According to a statement, the facility will use low-grade wood traditionally harvested for paper making or power generation to produce biocarbon, sold commercially as “biochar” and currently used in agriculture and environmental remediation.
Biocarbon, with properties similar to activated carbon, improves soil productivity, reducing the need for irrigation and fertilizer. It’s also an alternative to mined peat moss. And because biocarbon binds with heavy metals, phosphorus, and other soil and water contaminants it can be used in environmental clean-up.
Biocarbon is also seen as a powerful tool in fighting global warming.
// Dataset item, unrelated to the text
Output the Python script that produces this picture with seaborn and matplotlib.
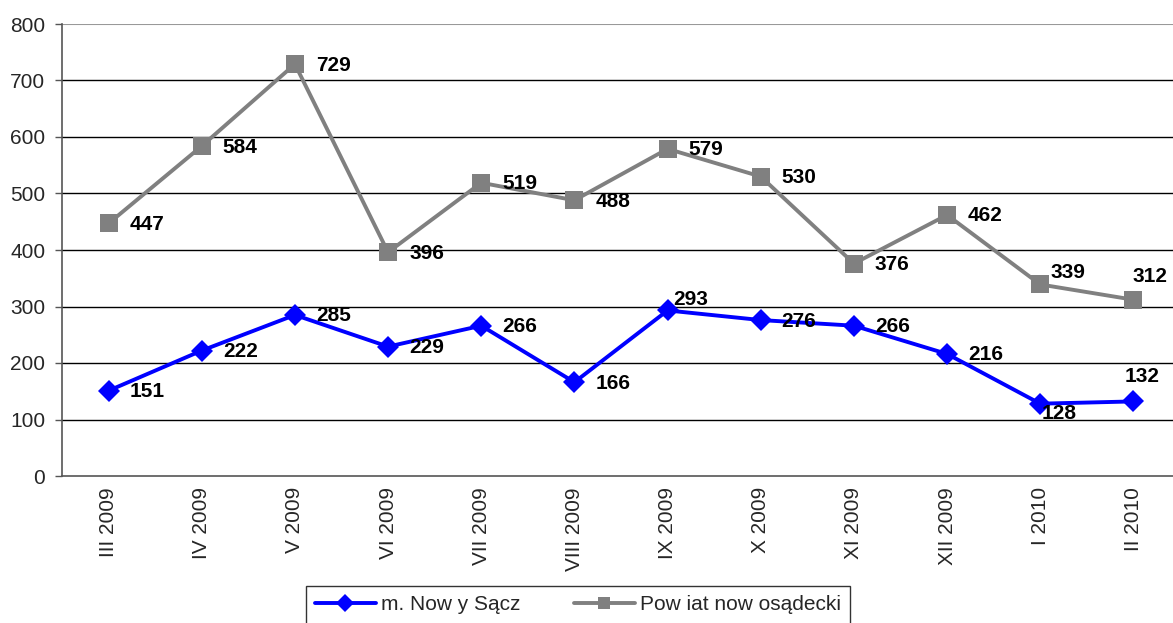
import numpy as np
import pandas as pd
import matplotlib
matplotlib.use("Agg")
import matplotlib.pyplot as plt
import seaborn as sns

months = ['III 2009', 'IV 2009', 'V 2009', 'VI 2009', 'VII 2009', 'VIII 2009',
          'IX 2009', 'X 2009', 'XI 2009', 'XII 2009', 'I 2010', 'II 2010']
miasto = [151, 222, 285, 229, 266, 166, 293, 276, 266, 216, 128, 132]
powiat = [447, 584, 729, 396, 519, 488, 579, 530, 376, 462, 339, 312]
series_names = ['m. Now y Sącz', 'Pow iat now osądecki']

sns.set_theme(style="white")
plt.rcParams['font.family'] = ['Liberation Sans', 'DejaVu Sans']

df = pd.DataFrame({
    'x': list(range(len(months))) * 2,
    'wartosc': miasto + powiat,
    'seria': [series_names[0]] * len(months) + [series_names[1]] * len(months),
})

fig = plt.figure(figsize=(11.73, 6.23), dpi=100)
ax = fig.add_axes([62 / 1173, 1 - 476 / 623, (1180 - 62) / 1173, 452 / 623])

palette = {series_names[0]: '#0000FF', series_names[1]: '#808080'}
sns.lineplot(data=df, x='x', y='wartosc', hue='seria', style='seria',
             palette=palette, markers={series_names[0]: 'D', series_names[1]: 's'},
             dashes=False, ax=ax, legend=False, markersize=11.5, markeredgewidth=0)
for line, name in zip(ax.lines, series_names):
    line.set_linewidth(2.8)
    if name == series_names[1]:
        line.set_markersize(13)
    line.set_zorder(3)

ax.set_xlim(-0.5, 11.5)
ax.set_ylim(0, 800)
ax.set_yticks(np.arange(0, 801, 100))
ax.set_xticks(range(len(months)))
ax.set_xticklabels(months, rotation=90, fontsize=15)
ax.set_xticks(np.arange(-0.5, 12, 1), minor=True)
ax.tick_params(axis='x', which='major', length=0, pad=8)
ax.tick_params(axis='x', which='minor', length=6, width=1, color='#555555', direction='out')
ax.tick_params(axis='y', length=5, width=1, color='#555555', direction='out', labelsize=15, pad=7, left=True)
ax.set_xlabel('')
ax.set_ylabel('')

for y in range(100, 800, 100):
    ax.axhline(y, color='black', lw=1, zorder=1)
ax.axhline(800, color='#999999', lw=1.5, zorder=1)

for s in ['top', 'right']:
    ax.spines[s].set_visible(False)
ax.spines['left'].set_color('#555555')
ax.spines['bottom'].set_color('#555555')
ax.spines['left'].set_linewidth(1.2)
ax.spines['bottom'].set_linewidth(1.2)

# label offsets in pixels (special placements), default: right of marker
off_powiat = {10: (10, 12), 11: (-1, 23)}
off_miasto = {6: (6, 11), 10: (1, -10), 11: (-9, 25)}
for vals, offs in [(powiat, off_powiat), (miasto, off_miasto)]:
    for i, v in enumerate(vals):
        dx, dy = offs.get(i, (21, -1))
        ax.annotate(str(v), (i, v), xytext=(dx * 0.72, dy * 0.72), textcoords='offset points',
                    ha='left', va='center', fontsize=15, fontweight='bold', color='black', zorder=4)

handles = ax.lines[:2]
leg = fig.legend(handles, series_names, loc='upper center', bbox_to_anchor=(578 / 1173, 1 - 586 / 623),
                 ncol=2, frameon=True, fancybox=False, edgecolor='black', fontsize=15,
                 handlelength=2.9, columnspacing=2.6, borderpad=0.45, handletextpad=0.25,
                 borderaxespad=0)
leg.get_frame().set_linewidth(1)
for h in leg.legend_handles:
    h.set_markersize(9)

fig.savefig('out.png', dpi=100)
Standard Biocarbon’s pyrolysis process will permanently remove carbon from the atmosphere that would otherwise be released through combustion or decomposition. Biocarbon is chemically stable and persists for hundreds of years in the soil.
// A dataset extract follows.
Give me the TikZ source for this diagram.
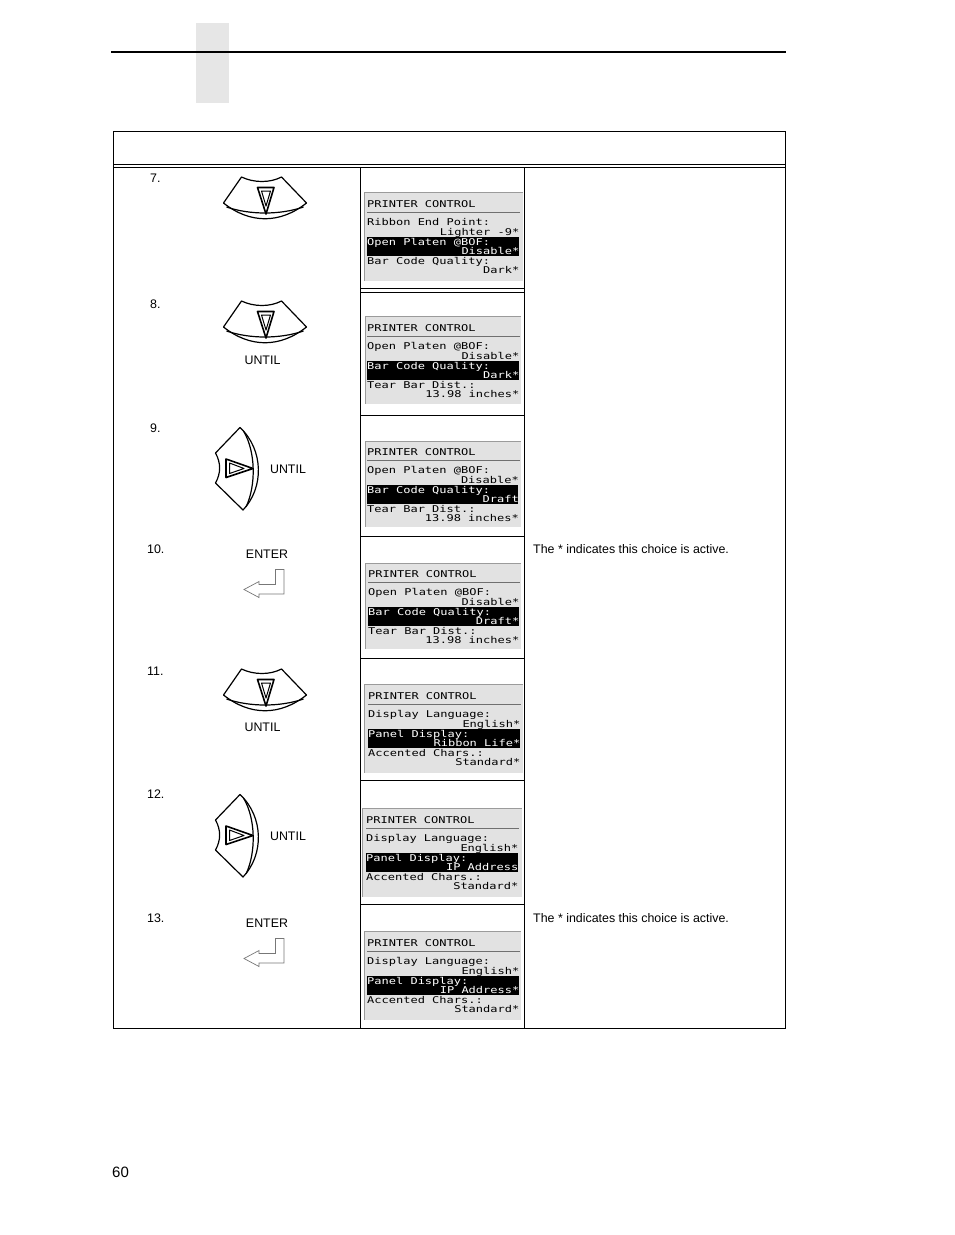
\documentclass[tikz,border=0pt]{standalone}
\usepackage{fontspec}
\usepackage{graphicx}
\setmainfont{Liberation Sans}
\newfontfamily\lcdfont{DejaVu Sans Mono}
\definecolor{lcdbg}{HTML}{E2E2E2}
\definecolor{lcdrule}{HTML}{707070}
\definecolor{tabgray}{HTML}{E6E6E6}
\definecolor{entergray}{HTML}{777777}
\newcommand{\lcdtxt}[1]{\scalebox{1}[0.78]{#1}}
\tikzset{
  tableline/.style={draw=black,line width=0.9pt},
  label/.style={inner sep=0pt,font=\fontsize{12.4}{14}\selectfont,text=black},
  steplabel/.style={label,anchor=west},
  lcdl/.style={inner sep=0pt,anchor=base west,font=\lcdfont\fontsize{12}{12}\selectfont,text=black},
  lcdr/.style={inner sep=0pt,anchor=base east,font=\lcdfont\fontsize{12}{12}\selectfont,text=black},
  lcdinvl/.style={lcdl,text=white},
  lcdinvr/.style={lcdr,text=white},
  btn/.style={draw=black,line width=1.2pt,line join=round},
  btntri/.style={draw=black,line width=1.6pt,line join=round},
  btnthin/.style={draw=black,line width=1pt,line join=round},
  enterarrow/.style={draw=entergray,line width=0.7pt,line join=miter},
}
% panel geometry: x1,y1,x2,y2, text x, title baseline, right text x
\newcommand{\lcdbox}[8]{%
  \def\lid{#1}\def\ltx{#6}\def\lty{#7}\def\lrx{#8}%
  \fill[lcdbg] (#2,#3) rectangle (#4,#5);
  \draw[lcdrule!70,line width=0.9pt] (#2,#3) -- (#4,#3);
  \draw[lcdrule!70,line width=0.9pt] (#2,#3) -- (#2,#5);
}
\newcommand{\lcdlines}[7]{%
  \fill[black] ({\ltx},{\lty+29.7}) rectangle ({\lrx-0.5},{\lty+49});
  \draw[lcdrule,line width=1pt] ({\ltx},{\lty+5}) -- ({\lrx+1},{\lty+5});
  \node[lcdl] (\lid t) at (\ltx,\lty) {\lcdtxt{#1}};
  \node[lcdl] (\lid a) at ({\ltx},{\lty+18.8}) {\lcdtxt{#2}};
  \node[lcdr] (\lid b) at ({\lrx+0.5},{\lty+28.3}) {\lcdtxt{#3}};
  \node[lcdinvl] (\lid c) at ({\ltx},{\lty+38}) {\lcdtxt{#4}};
  \node[lcdinvr] (\lid d) at ({\lrx+0.5},{\lty+47.5}) {\lcdtxt{#5}};
  \node[lcdl] (\lid e) at ({\ltx},{\lty+57}) {\lcdtxt{#6}};
  \node[lcdr] (\lid f) at ({\lrx+0.5},{\lty+66.5}) {\lcdtxt{#7}};
}
\newcommand{\downbtn}[2]{%
  \begin{scope}[shift={(#1,#2)}]
    \draw[btn] (241.5,177) .. controls (254,183) and (270,183) .. (281.5,177)
      -- (306.5,203) .. controls (280,224) and (250,224) .. (223.5,203) -- cycle;
    \draw[btn] (226.5,207) .. controls (250,215) and (280,215) .. (303.5,207);
    \draw[btntri] (257.5,187.5) -- (274,187.5) -- (266,214) -- cycle;
    \draw[btnthin] (261.5,191) -- (270.5,191) -- (266,206) -- cycle;
  \end{scope}
}
\newcommand{\rightbtn}[2]{%
  \begin{scope}[shift={(#1,#2)}]
    \draw[btn] (240,427.5) .. controls (264,450) and (264,488) .. (243,510)
      -- (215.5,483) .. controls (221,473) and (221,463) .. (215.5,453) -- cycle;
    \draw[btn] (243.5,431) .. controls (256,452) and (256,486) .. (246,507);
    \draw[btntri] (226,459) -- (253,468.5) -- (226,477.5) -- cycle;
    \draw[btnthin] (229.5,463) -- (244,468.5) -- (229.5,473.5) -- cycle;
  \end{scope}
}
\newcommand{\enterbtn}[2]{%
  \begin{scope}[shift={(#1,#2)}]
    \draw[enterarrow] (244,589.5) -- (259,581.5) -- (259,584.5) -- (275.5,584.5)
      -- (275.5,569.5) -- (284,569.5) -- (284,594) -- (259,594) -- (259,597.5) -- cycle;
  \end{scope}
}
\begin{document}
\begin{tikzpicture}[x=1pt,y=-1pt]
\path[use as bounding box,fill=white] (0,0) rectangle (954,1235);
% page furniture
\fill[tabgray] (196,23) rectangle (229,103);
\draw[black,line width=1.5pt] (111,52) -- (786,52);
\node[inner sep=0pt,anchor=base west,font=\fontsize{15}{17}\selectfont] (pageno) at (112,1177) {60};
% table
\draw[tableline] (113.5,131.5) rectangle (785.5,1028.5);
\draw[tableline] (113.5,164) -- (785.5,164);
\draw[tableline] (113.5,167.5) -- (785.5,167.5);
\draw[tableline] (360.5,167.5) -- (360.5,1028.5);
\draw[tableline] (524.5,167.5) -- (524.5,1028.5);
\draw[tableline] (360.5,288) -- (524.5,288);
\draw[tableline] (360.5,292) -- (524.5,292);
\draw[tableline] (360.5,415.5) -- (524.5,415.5);
\draw[tableline] (360.5,536.5) -- (524.5,536.5);
\draw[tableline] (360.5,658.5) -- (524.5,658.5);
\draw[tableline] (360.5,780.5) -- (524.5,780.5);
\draw[tableline] (360.5,904.5) -- (524.5,904.5);
% step numbers
\node[steplabel] (n7) at (150,178) {7.};
\node[steplabel] (n8) at (150,304) {8.};
\node[steplabel] (n9) at (150,428) {9.};
\node[steplabel] (n10) at (147,549) {10.};
\node[steplabel] (n11) at (147,671) {11.};
\node[steplabel] (n12) at (147,794) {12.};
\node[steplabel] (n13) at (147,918) {13.};
% keys
\downbtn{0}{0}
\downbtn{0}{124}
\rightbtn{0}{0}
\enterbtn{0}{0}
\downbtn{0}{492}
\rightbtn{0}{367}
\enterbtn{0}{369}
\node[label] (u8) at (262.5,360) {UNTIL};
\node[label] (u9) at (288,469) {UNTIL};
\node[label] (e10) at (267,554) {ENTER};
\node[label] (u11) at (262.5,727) {UNTIL};
\node[label] (u12) at (288,836) {UNTIL};
\node[label] (e13) at (267,923) {ENTER};
% panels
\lcdbox{p}{364}{192}{523}{281}{367}{207}{519}
\lcdlines{PRINTER CONTROL}{Ribbon End Point:}{Lighter -9*}{Open Platen @BOF:}{Disable*}{Bar Code Quality:}{Dark*}
\lcdbox{q}{365}{316}{521}{404}{367}{331}{519}
\lcdlines{PRINTER CONTROL}{Open Platen @BOF:}{Disable*}{Bar Code Quality:}{Dark*}{Tear Bar Dist.:}{13.98 inches*}
\lcdbox{r}{365}{441}{521}{527}{367}{455}{518.5}
\lcdlines{PRINTER CONTROL}{Open Platen @BOF:}{Disable*}{Bar Code Quality:}{Draft}{Tear Bar Dist.:}{13.98 inches*}
\lcdbox{s}{365}{563}{521}{649}{368}{577}{519}
\lcdlines{PRINTER CONTROL}{Open Platen @BOF:}{Disable*}{Bar Code Quality:}{Draft*}{Tear Bar Dist.:}{13.98 inches*}
\lcdbox{v}{364}{684}{523}{773}{368}{699}{520}
\lcdlines{PRINTER CONTROL}{Display Language:}{English*}{Panel Display:}{Ribbon Life*}{Accented Chars.:}{Standard*}
\lcdbox{w}{362}{808}{522}{897}{366}{823}{518}
\lcdlines{PRINTER CONTROL}{Display Language:}{English*}{Panel Display:}{IP Address}{Accented Chars.:}{Standard*}
\lcdbox{z}{364}{931}{521}{1020}{367}{946}{519}
\lcdlines{PRINTER CONTROL}{Display Language:}{English*}{Panel Display:}{IP Address*}{Accented Chars.:}{Standard*}
% notes
\node[steplabel] (c10) at (533,549) {The * indicates this choice is active.};
\node[steplabel] (c13) at (533,918) {The * indicates this choice is active.};
\end{tikzpicture}
\end{document}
One tonne of biocarbon locked into the soil equates to about 3.5 tonnes of carbon dioxide (CO2) being permanently removed from the atmosphere. Standard Biocarbon expects to certify that it has permanently sequestered approximately 10 000 tonnes of CO2 in the first year of operations.
Site offers scalability
Located at the terminus of Maine’s legendary Golden Road the planned site for the Standard Biocarbon’s facility offers a vastly scalable, stable feedstock supply with the same fundamental efficiency advantages it afforded Great Northern Paper in an earlier era.
It takes five tonnes of wood to produce one tonne of biochar and the East Millinocket location close to this feedstock is critical. Additional modular production lines will be added as production is scaled to meet demand.
Excess heat from the plant will be used for district heating of buildings on-site and will be offered to energy-intensive tenants as an incentive to locate in the refurbished mill complex.
Since 2014 Maine has lost markets for 4.3 million tonnes of low-grade forest products such as pulpwood and biomass, due to the shuttering of paper mills and biomass power plants.
According to the company, Biocarbon extraction from wood offers a new and viable means to sustainably use Maine’s vast working forests and wood products infrastructure to grow Maine’s economy, and create jobs in an environmentally friendly manner. Standard Biocarbon plans to be the leader in this new industry for Maine.